Write out again, word for word, the lines below from the line that holds "Output the web" through the line that holds "const d2008 = countries.map((c, i)", omitting pictures.

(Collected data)
▬▬▬

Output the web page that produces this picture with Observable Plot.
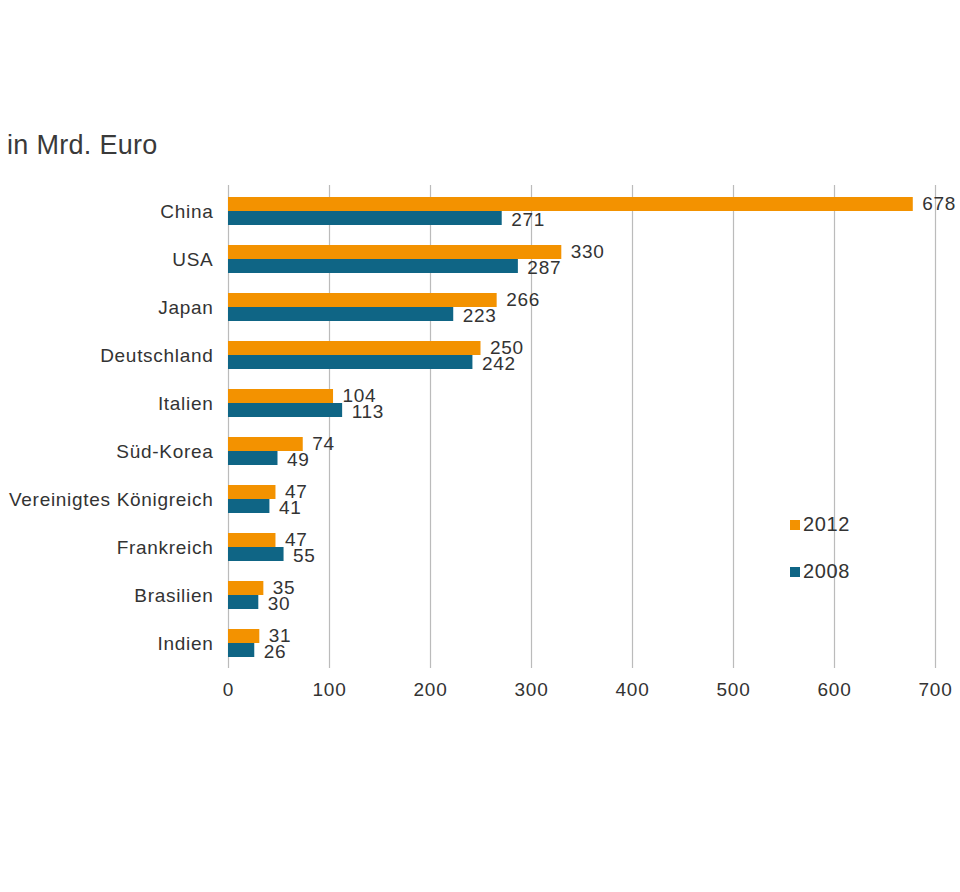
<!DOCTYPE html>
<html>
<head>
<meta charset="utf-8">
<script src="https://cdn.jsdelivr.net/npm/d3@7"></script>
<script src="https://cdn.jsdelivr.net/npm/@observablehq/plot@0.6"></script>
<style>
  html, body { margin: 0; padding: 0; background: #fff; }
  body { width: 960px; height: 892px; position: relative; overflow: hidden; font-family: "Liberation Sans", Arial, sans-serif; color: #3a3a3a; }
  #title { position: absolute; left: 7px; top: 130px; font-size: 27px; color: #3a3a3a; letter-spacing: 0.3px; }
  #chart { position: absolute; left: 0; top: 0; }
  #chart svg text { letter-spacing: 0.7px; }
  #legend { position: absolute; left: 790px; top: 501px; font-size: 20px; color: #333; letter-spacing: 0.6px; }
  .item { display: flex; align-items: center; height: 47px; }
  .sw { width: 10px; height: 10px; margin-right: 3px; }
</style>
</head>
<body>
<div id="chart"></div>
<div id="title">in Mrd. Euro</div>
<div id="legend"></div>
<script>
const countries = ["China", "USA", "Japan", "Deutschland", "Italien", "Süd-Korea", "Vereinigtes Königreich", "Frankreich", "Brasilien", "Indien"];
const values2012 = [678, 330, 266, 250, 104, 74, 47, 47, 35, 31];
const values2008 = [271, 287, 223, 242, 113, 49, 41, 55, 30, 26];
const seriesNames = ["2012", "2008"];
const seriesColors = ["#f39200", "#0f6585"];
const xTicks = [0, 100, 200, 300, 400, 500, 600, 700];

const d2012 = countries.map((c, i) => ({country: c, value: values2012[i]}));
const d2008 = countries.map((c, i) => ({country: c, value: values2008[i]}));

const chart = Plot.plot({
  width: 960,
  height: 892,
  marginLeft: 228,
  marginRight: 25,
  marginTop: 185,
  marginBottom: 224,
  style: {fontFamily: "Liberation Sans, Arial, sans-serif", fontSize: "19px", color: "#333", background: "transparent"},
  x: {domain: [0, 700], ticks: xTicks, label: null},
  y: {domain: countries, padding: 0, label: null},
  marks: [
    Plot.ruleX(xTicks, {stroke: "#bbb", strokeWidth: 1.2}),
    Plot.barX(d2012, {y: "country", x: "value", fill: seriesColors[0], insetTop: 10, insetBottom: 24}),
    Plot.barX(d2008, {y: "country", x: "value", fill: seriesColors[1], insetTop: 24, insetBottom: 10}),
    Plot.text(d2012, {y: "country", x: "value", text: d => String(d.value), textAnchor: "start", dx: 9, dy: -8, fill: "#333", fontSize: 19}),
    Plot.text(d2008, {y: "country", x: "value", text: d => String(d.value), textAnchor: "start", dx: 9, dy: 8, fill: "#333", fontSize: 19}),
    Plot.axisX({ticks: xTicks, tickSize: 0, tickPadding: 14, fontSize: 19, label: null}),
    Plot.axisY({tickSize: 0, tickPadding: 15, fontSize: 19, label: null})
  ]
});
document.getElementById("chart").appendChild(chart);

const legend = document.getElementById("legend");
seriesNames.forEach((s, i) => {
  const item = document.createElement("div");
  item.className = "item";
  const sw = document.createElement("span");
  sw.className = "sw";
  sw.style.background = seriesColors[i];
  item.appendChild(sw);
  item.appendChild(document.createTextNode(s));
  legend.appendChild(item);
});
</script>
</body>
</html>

▬▬▬

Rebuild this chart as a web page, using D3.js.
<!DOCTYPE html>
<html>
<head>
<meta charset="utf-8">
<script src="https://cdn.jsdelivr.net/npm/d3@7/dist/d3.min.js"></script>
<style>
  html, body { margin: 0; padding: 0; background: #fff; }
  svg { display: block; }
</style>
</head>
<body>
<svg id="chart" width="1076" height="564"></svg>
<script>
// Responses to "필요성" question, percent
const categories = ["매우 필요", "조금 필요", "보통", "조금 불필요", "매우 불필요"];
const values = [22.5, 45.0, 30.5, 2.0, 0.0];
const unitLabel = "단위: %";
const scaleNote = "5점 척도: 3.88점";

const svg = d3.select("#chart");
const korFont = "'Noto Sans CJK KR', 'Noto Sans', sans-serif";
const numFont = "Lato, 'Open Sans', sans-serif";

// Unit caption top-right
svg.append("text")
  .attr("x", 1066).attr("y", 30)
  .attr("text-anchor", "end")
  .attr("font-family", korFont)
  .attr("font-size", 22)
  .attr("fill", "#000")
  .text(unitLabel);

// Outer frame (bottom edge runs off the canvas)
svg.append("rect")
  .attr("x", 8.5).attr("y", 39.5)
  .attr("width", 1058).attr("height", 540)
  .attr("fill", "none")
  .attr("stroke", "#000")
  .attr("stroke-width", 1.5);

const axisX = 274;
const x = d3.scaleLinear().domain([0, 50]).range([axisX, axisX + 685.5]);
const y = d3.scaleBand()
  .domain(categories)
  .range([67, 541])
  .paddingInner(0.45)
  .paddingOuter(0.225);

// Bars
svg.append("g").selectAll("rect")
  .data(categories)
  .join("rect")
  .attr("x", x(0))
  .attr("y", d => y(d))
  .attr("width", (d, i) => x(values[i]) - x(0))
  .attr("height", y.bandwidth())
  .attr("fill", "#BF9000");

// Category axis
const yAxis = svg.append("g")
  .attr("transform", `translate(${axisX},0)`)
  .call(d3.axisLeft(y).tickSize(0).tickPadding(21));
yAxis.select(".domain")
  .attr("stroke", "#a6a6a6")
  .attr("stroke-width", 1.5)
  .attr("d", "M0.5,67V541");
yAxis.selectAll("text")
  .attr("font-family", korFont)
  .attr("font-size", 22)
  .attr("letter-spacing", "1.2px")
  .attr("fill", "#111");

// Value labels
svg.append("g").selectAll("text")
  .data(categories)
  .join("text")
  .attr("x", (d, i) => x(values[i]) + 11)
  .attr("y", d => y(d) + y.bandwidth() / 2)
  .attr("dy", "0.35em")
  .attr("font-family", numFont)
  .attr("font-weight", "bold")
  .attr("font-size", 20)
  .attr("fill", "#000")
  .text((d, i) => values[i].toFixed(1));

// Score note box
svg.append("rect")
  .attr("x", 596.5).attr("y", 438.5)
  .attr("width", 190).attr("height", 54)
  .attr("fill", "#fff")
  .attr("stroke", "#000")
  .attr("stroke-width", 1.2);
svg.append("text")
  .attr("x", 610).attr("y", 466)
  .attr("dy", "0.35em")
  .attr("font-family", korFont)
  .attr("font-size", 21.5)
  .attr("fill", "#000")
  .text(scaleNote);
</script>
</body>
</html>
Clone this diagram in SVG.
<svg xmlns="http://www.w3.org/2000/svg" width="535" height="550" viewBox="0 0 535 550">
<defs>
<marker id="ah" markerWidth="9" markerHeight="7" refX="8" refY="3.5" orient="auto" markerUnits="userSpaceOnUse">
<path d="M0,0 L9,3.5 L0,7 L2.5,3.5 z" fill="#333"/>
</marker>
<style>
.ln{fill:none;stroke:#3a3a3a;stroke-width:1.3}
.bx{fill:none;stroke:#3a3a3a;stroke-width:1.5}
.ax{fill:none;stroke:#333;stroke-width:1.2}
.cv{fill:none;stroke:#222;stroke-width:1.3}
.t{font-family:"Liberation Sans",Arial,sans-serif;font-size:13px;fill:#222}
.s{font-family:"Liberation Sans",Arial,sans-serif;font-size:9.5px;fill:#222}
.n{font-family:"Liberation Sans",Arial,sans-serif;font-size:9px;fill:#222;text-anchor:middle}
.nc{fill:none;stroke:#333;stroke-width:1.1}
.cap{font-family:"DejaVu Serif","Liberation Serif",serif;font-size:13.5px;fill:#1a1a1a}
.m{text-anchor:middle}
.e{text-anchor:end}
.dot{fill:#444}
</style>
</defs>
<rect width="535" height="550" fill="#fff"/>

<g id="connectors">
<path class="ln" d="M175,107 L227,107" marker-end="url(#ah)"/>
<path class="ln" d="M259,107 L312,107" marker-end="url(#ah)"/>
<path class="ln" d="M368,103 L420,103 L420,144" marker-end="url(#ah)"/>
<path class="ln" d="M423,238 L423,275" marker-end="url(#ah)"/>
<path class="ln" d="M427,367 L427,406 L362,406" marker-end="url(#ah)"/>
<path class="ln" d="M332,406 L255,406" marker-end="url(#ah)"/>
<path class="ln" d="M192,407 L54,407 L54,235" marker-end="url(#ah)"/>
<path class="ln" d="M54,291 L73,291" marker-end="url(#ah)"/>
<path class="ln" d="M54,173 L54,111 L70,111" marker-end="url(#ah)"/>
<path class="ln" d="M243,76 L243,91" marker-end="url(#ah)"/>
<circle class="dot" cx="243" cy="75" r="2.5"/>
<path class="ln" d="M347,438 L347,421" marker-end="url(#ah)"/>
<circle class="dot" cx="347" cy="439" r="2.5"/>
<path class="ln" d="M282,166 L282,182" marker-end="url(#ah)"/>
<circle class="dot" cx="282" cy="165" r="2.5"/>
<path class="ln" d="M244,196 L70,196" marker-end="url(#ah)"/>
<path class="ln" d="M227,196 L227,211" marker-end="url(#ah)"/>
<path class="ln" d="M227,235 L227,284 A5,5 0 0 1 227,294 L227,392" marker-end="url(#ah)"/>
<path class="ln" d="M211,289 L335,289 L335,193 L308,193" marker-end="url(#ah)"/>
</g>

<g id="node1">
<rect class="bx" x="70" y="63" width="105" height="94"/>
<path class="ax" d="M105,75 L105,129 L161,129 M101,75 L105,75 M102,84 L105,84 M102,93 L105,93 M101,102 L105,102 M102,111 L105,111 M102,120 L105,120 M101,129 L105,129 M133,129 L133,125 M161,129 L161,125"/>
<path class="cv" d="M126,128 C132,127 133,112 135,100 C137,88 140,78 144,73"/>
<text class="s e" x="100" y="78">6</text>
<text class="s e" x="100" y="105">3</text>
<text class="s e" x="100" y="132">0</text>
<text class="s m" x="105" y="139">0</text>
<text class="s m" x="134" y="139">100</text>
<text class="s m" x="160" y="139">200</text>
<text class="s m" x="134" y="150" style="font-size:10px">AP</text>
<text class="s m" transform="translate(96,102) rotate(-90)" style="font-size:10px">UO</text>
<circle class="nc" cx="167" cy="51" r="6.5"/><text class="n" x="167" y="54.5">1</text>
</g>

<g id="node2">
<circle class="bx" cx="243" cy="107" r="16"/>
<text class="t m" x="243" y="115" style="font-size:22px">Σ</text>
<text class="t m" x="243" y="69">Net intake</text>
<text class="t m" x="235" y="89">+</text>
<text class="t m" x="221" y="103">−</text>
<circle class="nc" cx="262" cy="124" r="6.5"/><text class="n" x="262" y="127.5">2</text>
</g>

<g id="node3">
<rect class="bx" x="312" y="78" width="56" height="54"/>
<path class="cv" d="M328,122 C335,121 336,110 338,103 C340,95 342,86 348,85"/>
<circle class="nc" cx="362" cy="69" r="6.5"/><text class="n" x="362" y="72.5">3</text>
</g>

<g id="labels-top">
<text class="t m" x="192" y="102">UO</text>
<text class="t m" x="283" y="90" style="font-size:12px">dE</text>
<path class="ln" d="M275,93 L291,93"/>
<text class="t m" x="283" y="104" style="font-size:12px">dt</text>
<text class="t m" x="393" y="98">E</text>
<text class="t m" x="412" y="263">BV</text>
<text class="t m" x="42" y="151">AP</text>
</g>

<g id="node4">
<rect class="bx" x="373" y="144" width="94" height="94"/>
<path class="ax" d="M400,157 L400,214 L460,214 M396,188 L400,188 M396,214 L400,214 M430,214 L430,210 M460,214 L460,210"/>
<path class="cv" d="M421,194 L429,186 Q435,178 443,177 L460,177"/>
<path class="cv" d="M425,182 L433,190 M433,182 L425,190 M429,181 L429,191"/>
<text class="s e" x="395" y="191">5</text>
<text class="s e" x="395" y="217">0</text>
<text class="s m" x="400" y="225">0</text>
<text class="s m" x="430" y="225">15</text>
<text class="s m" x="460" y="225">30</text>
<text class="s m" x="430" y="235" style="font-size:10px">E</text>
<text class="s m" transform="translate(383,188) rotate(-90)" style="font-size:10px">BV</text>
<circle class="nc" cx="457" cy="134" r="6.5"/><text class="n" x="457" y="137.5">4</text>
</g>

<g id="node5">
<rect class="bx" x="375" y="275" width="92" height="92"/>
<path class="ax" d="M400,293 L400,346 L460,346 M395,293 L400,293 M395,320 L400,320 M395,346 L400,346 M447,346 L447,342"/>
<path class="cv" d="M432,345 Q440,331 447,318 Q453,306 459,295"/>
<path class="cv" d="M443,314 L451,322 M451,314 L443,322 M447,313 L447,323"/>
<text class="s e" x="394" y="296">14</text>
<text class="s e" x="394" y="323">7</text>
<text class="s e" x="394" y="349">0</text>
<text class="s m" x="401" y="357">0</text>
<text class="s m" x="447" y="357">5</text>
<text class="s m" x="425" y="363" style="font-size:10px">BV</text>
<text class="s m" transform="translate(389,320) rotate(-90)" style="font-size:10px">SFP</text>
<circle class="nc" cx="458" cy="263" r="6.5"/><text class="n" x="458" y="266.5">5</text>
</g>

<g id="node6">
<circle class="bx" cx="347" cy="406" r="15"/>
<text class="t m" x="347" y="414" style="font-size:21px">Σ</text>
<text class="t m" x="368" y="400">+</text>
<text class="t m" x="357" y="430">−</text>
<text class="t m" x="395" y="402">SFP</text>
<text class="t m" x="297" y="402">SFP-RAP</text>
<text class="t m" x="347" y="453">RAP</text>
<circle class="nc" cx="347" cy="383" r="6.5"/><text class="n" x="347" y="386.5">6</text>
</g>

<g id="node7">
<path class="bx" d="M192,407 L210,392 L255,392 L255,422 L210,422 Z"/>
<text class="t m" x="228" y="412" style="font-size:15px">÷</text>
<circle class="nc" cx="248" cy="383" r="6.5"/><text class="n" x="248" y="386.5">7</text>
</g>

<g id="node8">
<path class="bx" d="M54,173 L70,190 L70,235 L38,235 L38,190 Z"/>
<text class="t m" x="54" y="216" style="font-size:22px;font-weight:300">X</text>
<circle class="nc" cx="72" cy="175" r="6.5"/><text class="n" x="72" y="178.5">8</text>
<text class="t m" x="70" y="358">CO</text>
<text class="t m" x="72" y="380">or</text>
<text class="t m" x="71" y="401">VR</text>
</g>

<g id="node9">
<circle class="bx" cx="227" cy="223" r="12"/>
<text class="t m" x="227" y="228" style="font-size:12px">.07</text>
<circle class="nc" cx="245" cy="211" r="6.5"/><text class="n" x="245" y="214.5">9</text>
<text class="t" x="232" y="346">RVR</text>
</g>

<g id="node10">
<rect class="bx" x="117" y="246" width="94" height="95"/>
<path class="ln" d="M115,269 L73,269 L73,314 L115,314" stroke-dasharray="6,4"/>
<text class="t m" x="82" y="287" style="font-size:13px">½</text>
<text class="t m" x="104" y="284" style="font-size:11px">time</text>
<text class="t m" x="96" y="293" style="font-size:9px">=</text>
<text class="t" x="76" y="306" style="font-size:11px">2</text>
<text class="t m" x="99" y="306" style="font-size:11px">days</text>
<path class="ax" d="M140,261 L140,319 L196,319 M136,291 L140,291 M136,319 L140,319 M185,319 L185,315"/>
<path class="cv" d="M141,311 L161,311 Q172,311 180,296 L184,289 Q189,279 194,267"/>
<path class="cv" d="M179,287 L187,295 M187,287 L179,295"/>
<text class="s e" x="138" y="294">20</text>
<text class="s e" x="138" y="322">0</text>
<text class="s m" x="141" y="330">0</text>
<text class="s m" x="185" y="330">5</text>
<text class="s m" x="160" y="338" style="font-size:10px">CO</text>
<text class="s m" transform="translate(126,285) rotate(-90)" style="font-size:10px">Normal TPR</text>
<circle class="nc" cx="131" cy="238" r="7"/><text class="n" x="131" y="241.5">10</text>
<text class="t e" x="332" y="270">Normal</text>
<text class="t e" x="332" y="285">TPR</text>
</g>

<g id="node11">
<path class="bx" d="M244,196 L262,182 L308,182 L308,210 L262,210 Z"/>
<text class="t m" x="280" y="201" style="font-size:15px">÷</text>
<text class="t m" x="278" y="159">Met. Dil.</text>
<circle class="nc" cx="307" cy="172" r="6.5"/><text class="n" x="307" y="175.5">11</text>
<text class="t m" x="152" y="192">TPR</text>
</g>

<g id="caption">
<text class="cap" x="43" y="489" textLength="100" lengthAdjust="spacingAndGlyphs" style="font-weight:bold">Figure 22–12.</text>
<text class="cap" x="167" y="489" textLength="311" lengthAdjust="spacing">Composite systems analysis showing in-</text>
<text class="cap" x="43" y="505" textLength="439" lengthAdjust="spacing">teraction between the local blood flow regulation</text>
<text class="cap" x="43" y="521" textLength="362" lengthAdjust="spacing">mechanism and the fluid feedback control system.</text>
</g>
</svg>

▬▬▬

*RESULT OF THIS TASK*:
Output the web page that produces this picture with Observable Plot.
<!DOCTYPE html>
<html>
<head>
<meta charset="utf-8">
<script src="https://cdn.jsdelivr.net/npm/d3@7"></script>
<script src="https://cdn.jsdelivr.net/npm/@observablehq/plot@0.6"></script>
<style>
  html, body { margin: 0; padding: 0; background: #fff; }
  body { width: 960px; height: 892px; position: relative; overflow: hidden; font-family: "Liberation Sans", Arial, sans-serif; color: #3a3a3a; }
  #title { position: absolute; left: 7px; top: 130px; font-size: 27px; color: #3a3a3a; letter-spacing: 0.3px; }
  #chart { position: absolute; left: 0; top: 0; }
  #chart svg text { letter-spacing: 0.7px; }
  #legend { position: absolute; left: 790px; top: 501px; font-size: 20px; color: #333; letter-spacing: 0.6px; }
  .item { display: flex; align-items: center; height: 47px; }
  .sw { width: 10px; height: 10px; margin-right: 3px; }
</style>
</head>
<body>
<div id="chart"></div>
<div id="title">in Mrd. Euro</div>
<div id="legend"></div>
<script>
const countries = ["China", "USA", "Japan", "Deutschland", "Italien", "Süd-Korea", "Vereinigtes Königreich", "Frankreich", "Brasilien", "Indien"];
const values2012 = [678, 330, 266, 250, 104, 74, 47, 47, 35, 31];
const values2008 = [271, 287, 223, 242, 113, 49, 41, 55, 30, 26];
const seriesNames = ["2012", "2008"];
const seriesColors = ["#f39200", "#0f6585"];
const xTicks = [0, 100, 200, 300, 400, 500, 600, 700];

const d2012 = countries.map((c, i) => ({country: c, value: values2012[i]}));
const d2008 = countries.map((c, i) => ({country: c, value: values2008[i]}));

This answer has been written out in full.